Historiography
A major historiographical debate about the latter years of the Third Republic concerns the concept of La décadence (the decadence). Proponents of the concept have argued that the French defeat of 1940 was caused by what they regard as the innate decadence and moral rot of France. The notion of la décadence as an explanation for the defeat began almost as soon as the armistice was signed in June 1940. Marshal Philippe Pétain stated in one radio broadcast, "The regime led the country to ruin." In another, he said "Our defeat is punishment for our moral failures" that France had "rotted" under the Third Republic. In 1942 was Riom Trial and several leaders of the Third Republic were brought to trial for declaring war on Germany in 1939 and accused of not doing enough to prepare France for war.

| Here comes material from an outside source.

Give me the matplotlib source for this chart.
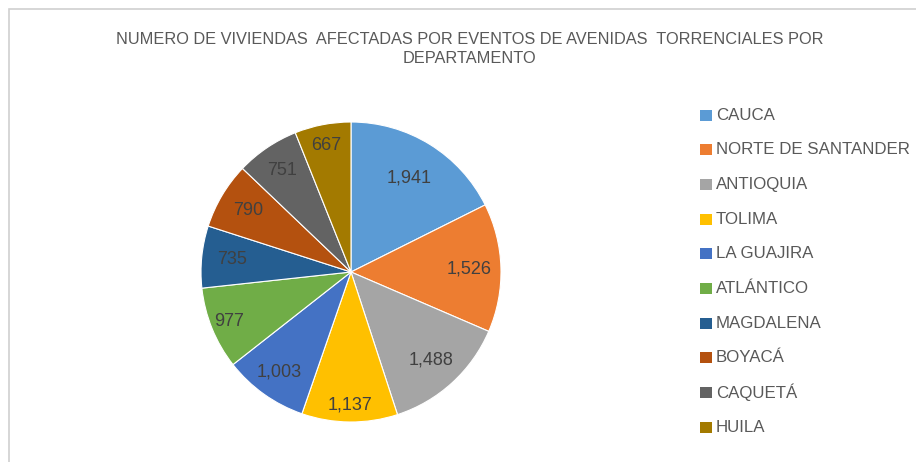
import numpy as np
import matplotlib.pyplot as plt
from matplotlib.patches import Rectangle

departamentos = ["CAUCA", "NORTE DE SANTANDER", "ANTIOQUIA", "TOLIMA", "LA GUAJIRA",
                 "ATLÁNTICO", "MAGDALENA", "BOYACÁ", "CAQUETÁ", "HUILA"]
viviendas = [1941, 1526, 1488, 1137, 1003, 977, 735, 790, 751, 667]
colores = ["#5B9BD5", "#ED7D31", "#A5A5A5", "#FFC000", "#4472C4",
           "#70AD47", "#255E91", "#B4510F", "#636363", "#A37A00"]
# how far out each label sits (fraction of radius)
label_r = [0.74, 0.79, 0.79, 0.89, 0.82, 0.88, 0.80, 0.80, 0.82, 0.86]

plt.rcParams['font.family'] = ['Liberation Sans', 'DejaVu Sans']

fig = plt.figure(figsize=(9.16, 4.62), dpi=100)
fig.patch.set_facecolor("white")

# light frame of the chart area (runs off right/bottom edge)
fig.patches.append(Rectangle((9 / 916, -0.1), 1.2, 1 - 9 / 462 + 0.1,
                             transform=fig.transFigure, fill=False,
                             edgecolor="#D0D0D0", linewidth=1.2))

fig.text(0.513, 1 - 49 / 462, "NUMERO DE VIVIENDAS  AFECTADAS POR EVENTOS DE AVENIDAS  TORRENCIALES POR\nDEPARTAMENTO",
         ha="center", va="center", fontsize=11.8, color="#595959", linespacing=1.3)

# pie: center (351, 272), radius 150 px
ax = fig.add_axes([(351 - 150) / 916, (462 - 272 - 150) / 462, 300 / 916, 300 / 462])
wedges, _ = ax.pie(viviendas, colors=colores, startangle=90, counterclock=False,
                   wedgeprops=dict(edgecolor="white", linewidth=0.8))
ax.set_xlim(-1, 1)
ax.set_ylim(-1, 1)
ax.set_aspect("equal")
ax.axis("off")

for w, v, r in zip(wedges, viviendas, label_r):
    ang = np.deg2rad((w.theta1 + w.theta2) / 2)
    ax.text(r * np.cos(ang), r * np.sin(ang), f"{v:,}", ha="center", va="center",
            fontsize=13, color="#404040")

# legend
lax = fig.add_axes([0, 0, 1, 1])
lax.set_xlim(0, 916)
lax.set_ylim(462, 0)
lax.axis("off")
y0, dy = 115, 34.7
for i, (name, c) in enumerate(zip(departamentos, colores)):
    y = y0 + i * dy
    lax.add_patch(Rectangle((700, y - 5.5), 12, 11, facecolor=c, edgecolor="none"))
    lax.text(716, y, name, ha="left", va="center", fontsize=12.2, color="#595959")

fig.savefig("out.png", dpi=100)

Marc Bloch in his book Strange Defeat (written in 1940, and published posthumously in 1946) argued that the French upper classes had ceased to believe in the greatness of France following the Popular Front victory of 1936, and so had allowed themselves to fall under the spell of fascism and defeatism. The French journalist André Géraud, who wrote under the pen name Pertinax in his 1943 book, The Gravediggers of France indicted the pre-war leadership for what he regarded as total incompetence.
After 1945, the concept of la décadence was widely embraced by different French political fractions as a way of discrediting their rivals. The French Communist Party blamed the defeat on the "corrupt" and "decadent" capitalist Third Republic (conveniently hiding its own sabotaging of the French war effort during the Nazi-Soviet Pact and its opposition to the "imperialist war" against Germany in 1939–40).
From a different perspective, Gaullists called the Third Republic as a "weak" regime and argued that if France had a regime headed by a strong-man president like Charles de Gaulle before 1940, the defeat could have been avoided. (In power, they did exactly that and started the Fifth Republic. Then was a group of French historians, centered around Pierre Renouvin and his protégés Jean-Baptiste Duroselle and Maurice Baumont, that started a new type of international history to take into what Renouvin called forces profondes (profound forces) such as the influence of domestic politics on foreign policy. However, Renouvin and his followers still followed the concept of la décadence with Renouvin arguing that French society under the Third Republic was "sorely lacking in initiative and dynamism" and Baumont arguing that French politicians had allowed "personal interests" to override "any sense of the general interest".
In 1979, Duroselle published a well-known book entitled La Décadence that offered a total condemnation of the entire Third Republic as weak, cowardly and degenerate. Even more so then in France, the concept of la décadence was accepted in the English-speaking world, where British historians such A. J. P. Taylor often described the Third Republic as a tottering regime on the verge of collapse.
A notable example of the la décadence thesis was William L. Shirer's 1969 book The Collapse of the Third Republic, where the French defeat is explained as the result of the moral weakness and cowardice of the French leaders. Shirer portrayed Édouard Daladier as a well-meaning, but weak willed; Georges Bonnet as a corrupt opportunist even willing to do a deal with the Nazis; Marshal Maxime Weygand as a reactionary soldier more interested in destroying the Third Republic than in defending it; General Maurice Gamelin as incompetent and defeatist, Pierre Laval as a crooked crypto-fascist; Charles Maurras (whom Shirer represented as France’s most influential intellectual) as the preacher of "drivel"; Marshal Philippe Pétain as the senile puppet of Laval and the French royalists, and Paul Reynaud as a petty politician controlled by his mistress, Countess Hélène de Portes. Modern historians who subscribe to la décadence argument or take a very critical view of France's pre-1940 leadership without necessarily subscribing to la décadence thesis include Talbot Imlay, Anthony Adamthwaite, Serge Berstein, Michael Carely, Nicole Jordan, Igor Lukes, and Richard Crane.
The first historian to denounce la décadence concept explicitly was the Canadian historian Robert J. Young, who, in his 1978 book In Command of France argued that French society was not decadent, that the defeat of 1940 was due to only military factors, not moral failures, and that the Third Republic's leaders had done their best under the difficult conditions of the 1930s.
Young has been followed by other historians such as Robert Frankenstein, Jean-Pierre Azema, Jean-Louis Crémieux-Brilhac, Martin Alexander, Eugenia Kiesling, and Martin Thomas, who argued that French weakness on the international stage was due to structural factors as the impact of the Great Depression had on French rearmament and had nothing to do with French leaders being too "decadent" and cowardly to stand up to Nazi Germany.